Information supplied.

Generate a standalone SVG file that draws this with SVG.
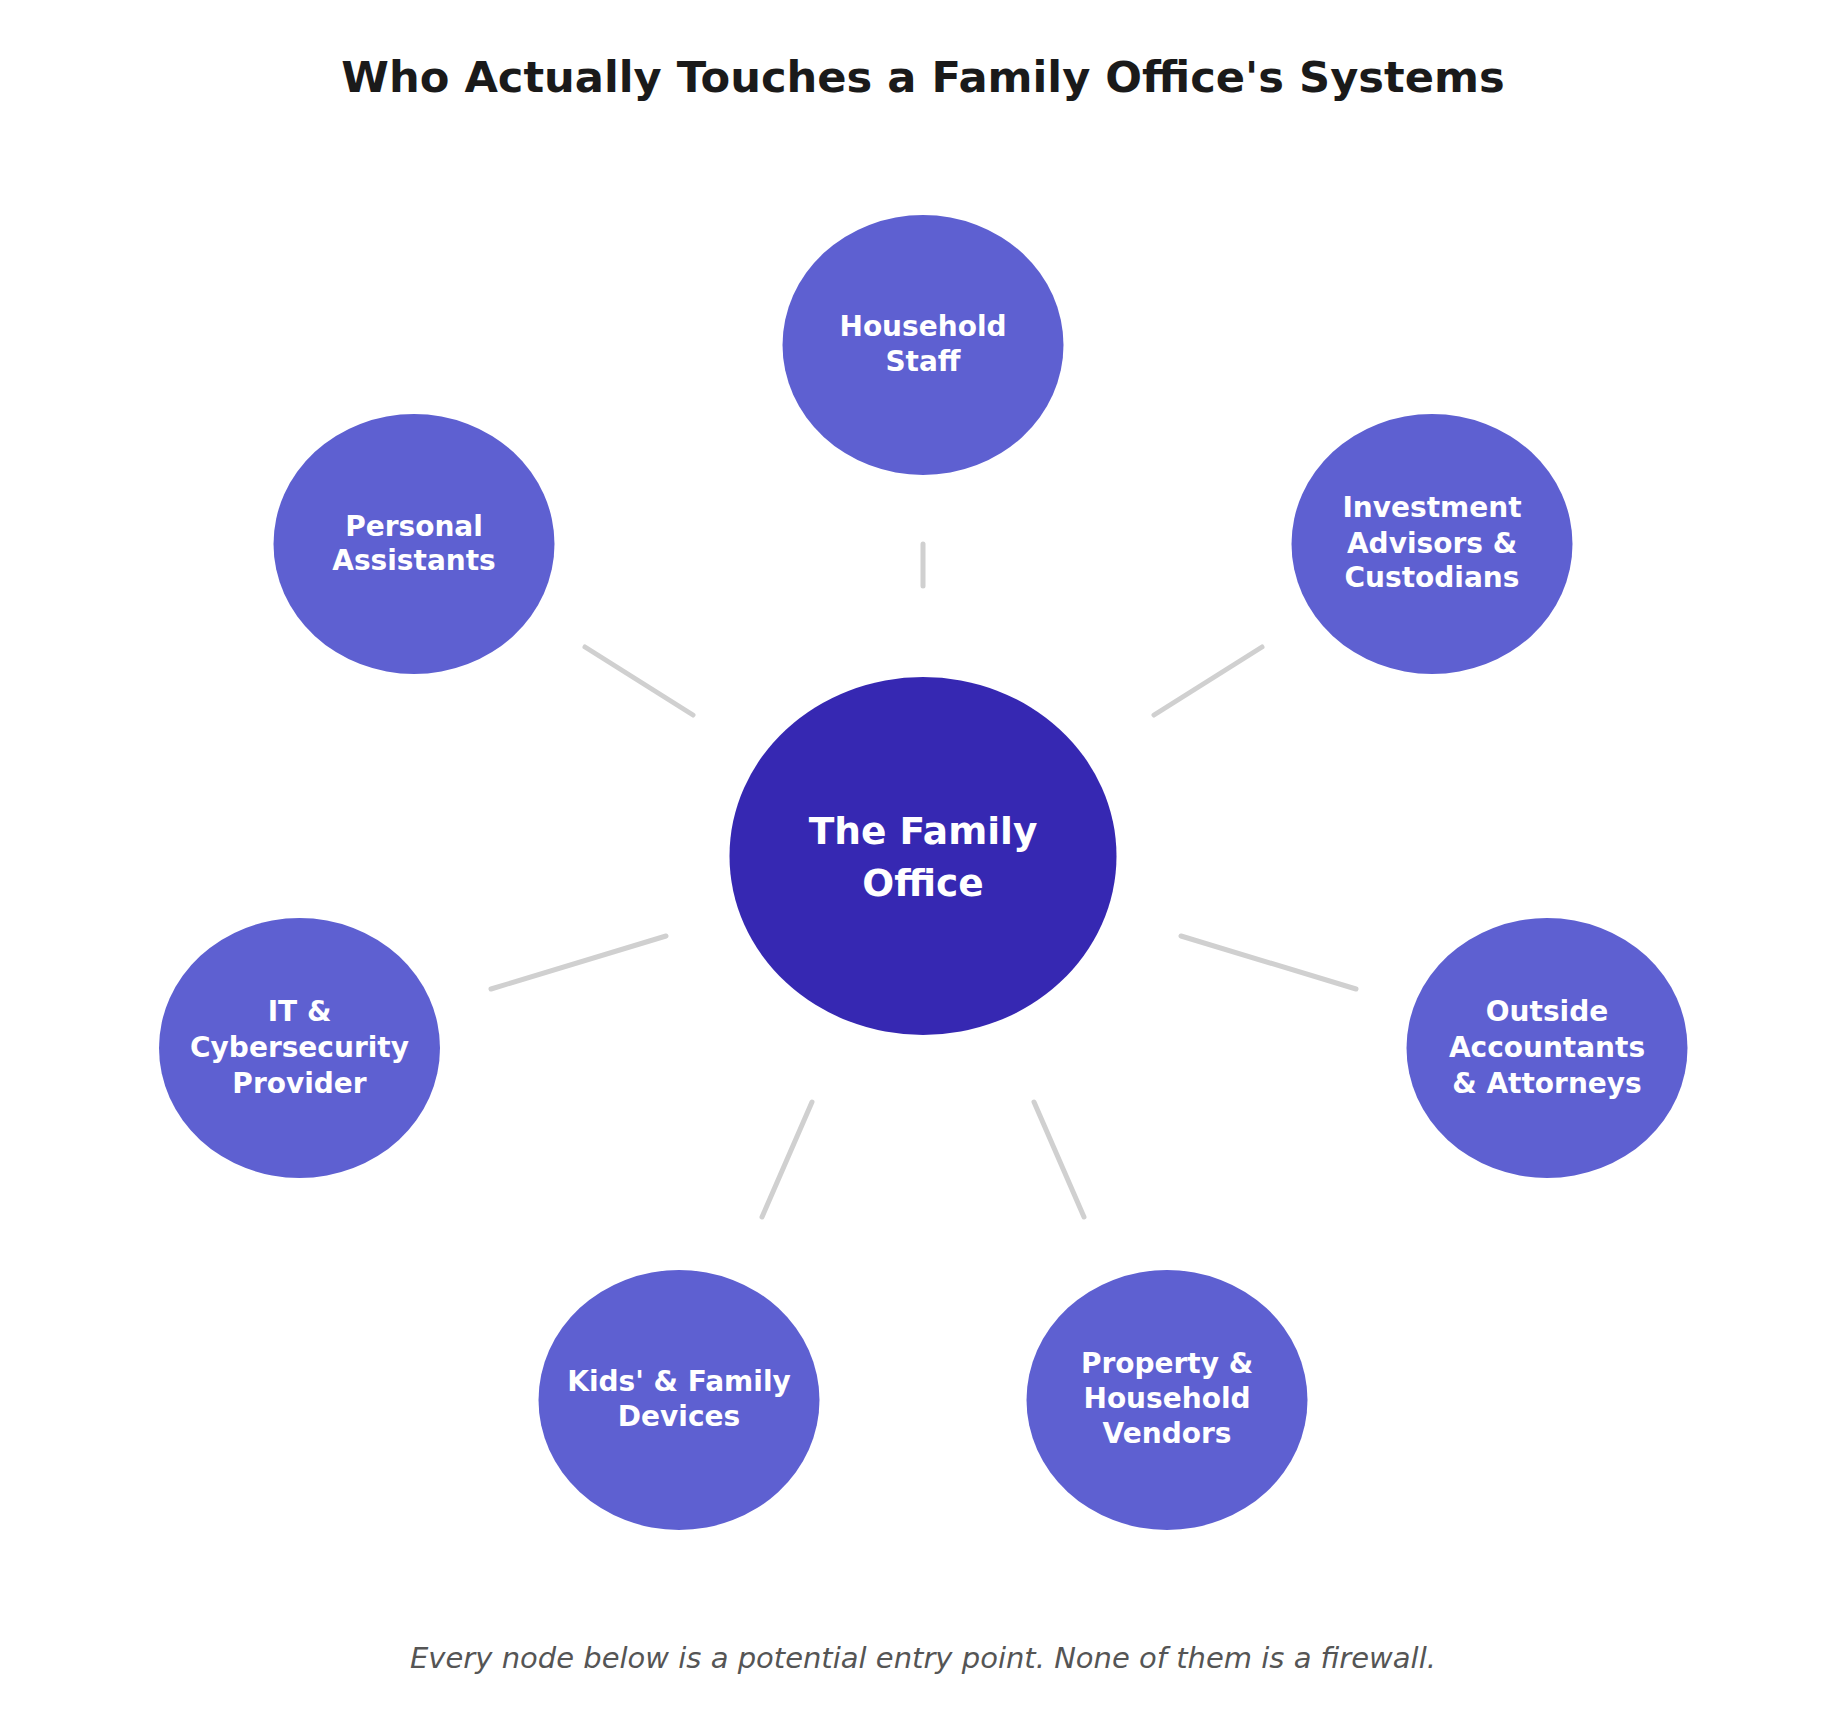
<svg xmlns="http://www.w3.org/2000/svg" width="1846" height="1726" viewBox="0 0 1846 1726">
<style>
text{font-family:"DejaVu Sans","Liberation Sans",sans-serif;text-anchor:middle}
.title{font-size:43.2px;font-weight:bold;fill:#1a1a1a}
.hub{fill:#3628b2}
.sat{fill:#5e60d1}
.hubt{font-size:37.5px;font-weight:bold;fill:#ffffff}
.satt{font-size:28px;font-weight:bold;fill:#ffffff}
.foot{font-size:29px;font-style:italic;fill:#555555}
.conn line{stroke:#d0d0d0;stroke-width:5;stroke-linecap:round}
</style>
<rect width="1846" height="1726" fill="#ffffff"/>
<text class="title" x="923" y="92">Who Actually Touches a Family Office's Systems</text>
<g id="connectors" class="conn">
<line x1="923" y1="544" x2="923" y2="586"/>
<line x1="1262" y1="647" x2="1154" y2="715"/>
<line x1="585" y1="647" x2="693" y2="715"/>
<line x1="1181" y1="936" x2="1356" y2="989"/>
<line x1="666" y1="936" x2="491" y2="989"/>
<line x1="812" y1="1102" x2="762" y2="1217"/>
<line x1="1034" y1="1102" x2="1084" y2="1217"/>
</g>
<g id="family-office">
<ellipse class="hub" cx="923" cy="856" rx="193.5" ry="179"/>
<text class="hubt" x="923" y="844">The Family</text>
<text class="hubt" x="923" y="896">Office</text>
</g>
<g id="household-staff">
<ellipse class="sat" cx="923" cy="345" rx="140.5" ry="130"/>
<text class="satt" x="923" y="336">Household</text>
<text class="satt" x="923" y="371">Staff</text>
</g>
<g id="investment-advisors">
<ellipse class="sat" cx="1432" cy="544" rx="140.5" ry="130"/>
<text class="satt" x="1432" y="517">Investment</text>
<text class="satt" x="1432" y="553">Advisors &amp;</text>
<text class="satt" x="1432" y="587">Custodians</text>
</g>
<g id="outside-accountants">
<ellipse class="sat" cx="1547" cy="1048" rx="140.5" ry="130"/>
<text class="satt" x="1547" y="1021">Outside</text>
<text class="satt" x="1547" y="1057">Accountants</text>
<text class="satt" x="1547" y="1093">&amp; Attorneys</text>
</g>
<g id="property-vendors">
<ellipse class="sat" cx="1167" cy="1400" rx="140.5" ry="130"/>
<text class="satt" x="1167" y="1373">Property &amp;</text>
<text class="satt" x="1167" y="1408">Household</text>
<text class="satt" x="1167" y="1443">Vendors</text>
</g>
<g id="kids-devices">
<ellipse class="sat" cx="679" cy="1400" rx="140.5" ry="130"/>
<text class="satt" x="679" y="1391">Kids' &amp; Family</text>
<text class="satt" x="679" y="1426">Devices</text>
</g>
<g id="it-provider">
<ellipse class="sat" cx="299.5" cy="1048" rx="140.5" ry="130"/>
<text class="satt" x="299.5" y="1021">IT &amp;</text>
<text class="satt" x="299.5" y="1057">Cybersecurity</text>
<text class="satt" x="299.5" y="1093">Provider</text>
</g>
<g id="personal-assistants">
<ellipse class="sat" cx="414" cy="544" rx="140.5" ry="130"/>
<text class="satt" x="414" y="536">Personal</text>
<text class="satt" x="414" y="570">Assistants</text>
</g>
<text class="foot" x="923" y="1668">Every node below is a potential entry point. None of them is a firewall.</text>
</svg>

Given request.
From the material above, copy everything exactly but the pictures.

Reply.
Generate a standalone SVG file that draws this with SVG.
<svg xmlns="http://www.w3.org/2000/svg" width="1846" height="1726" viewBox="0 0 1846 1726">
<style>
text{font-family:"DejaVu Sans","Liberation Sans",sans-serif;text-anchor:middle}
.title{font-size:43.2px;font-weight:bold;fill:#1a1a1a}
.hub{fill:#3628b2}
.sat{fill:#5e60d1}
.hubt{font-size:37.5px;font-weight:bold;fill:#ffffff}
.satt{font-size:28px;font-weight:bold;fill:#ffffff}
.foot{font-size:29px;font-style:italic;fill:#555555}
.conn line{stroke:#d0d0d0;stroke-width:5;stroke-linecap:round}
</style>
<rect width="1846" height="1726" fill="#ffffff"/>
<text class="title" x="923" y="92">Who Actually Touches a Family Office's Systems</text>
<g id="connectors" class="conn">
<line x1="923" y1="544" x2="923" y2="586"/>
<line x1="1262" y1="647" x2="1154" y2="715"/>
<line x1="585" y1="647" x2="693" y2="715"/>
<line x1="1181" y1="936" x2="1356" y2="989"/>
<line x1="666" y1="936" x2="491" y2="989"/>
<line x1="812" y1="1102" x2="762" y2="1217"/>
<line x1="1034" y1="1102" x2="1084" y2="1217"/>
</g>
<g id="family-office">
<ellipse class="hub" cx="923" cy="856" rx="193.5" ry="179"/>
<text class="hubt" x="923" y="844">The Family</text>
<text class="hubt" x="923" y="896">Office</text>
</g>
<g id="household-staff">
<ellipse class="sat" cx="923" cy="345" rx="140.5" ry="130"/>
<text class="satt" x="923" y="336">Household</text>
<text class="satt" x="923" y="371">Staff</text>
</g>
<g id="investment-advisors">
<ellipse class="sat" cx="1432" cy="544" rx="140.5" ry="130"/>
<text class="satt" x="1432" y="517">Investment</text>
<text class="satt" x="1432" y="553">Advisors &amp;</text>
<text class="satt" x="1432" y="587">Custodians</text>
</g>
<g id="outside-accountants">
<ellipse class="sat" cx="1547" cy="1048" rx="140.5" ry="130"/>
<text class="satt" x="1547" y="1021">Outside</text>
<text class="satt" x="1547" y="1057">Accountants</text>
<text class="satt" x="1547" y="1093">&amp; Attorneys</text>
</g>
<g id="property-vendors">
<ellipse class="sat" cx="1167" cy="1400" rx="140.5" ry="130"/>
<text class="satt" x="1167" y="1373">Property &amp;</text>
<text class="satt" x="1167" y="1408">Household</text>
<text class="satt" x="1167" y="1443">Vendors</text>
</g>
<g id="kids-devices">
<ellipse class="sat" cx="679" cy="1400" rx="140.5" ry="130"/>
<text class="satt" x="679" y="1391">Kids' &amp; Family</text>
<text class="satt" x="679" y="1426">Devices</text>
</g>
<g id="it-provider">
<ellipse class="sat" cx="299.5" cy="1048" rx="140.5" ry="130"/>
<text class="satt" x="299.5" y="1021">IT &amp;</text>
<text class="satt" x="299.5" y="1057">Cybersecurity</text>
<text class="satt" x="299.5" y="1093">Provider</text>
</g>
<g id="personal-assistants">
<ellipse class="sat" cx="414" cy="544" rx="140.5" ry="130"/>
<text class="satt" x="414" y="536">Personal</text>
<text class="satt" x="414" y="570">Assistants</text>
</g>
<text class="foot" x="923" y="1668">Every node below is a potential entry point. None of them is a firewall.</text>
</svg>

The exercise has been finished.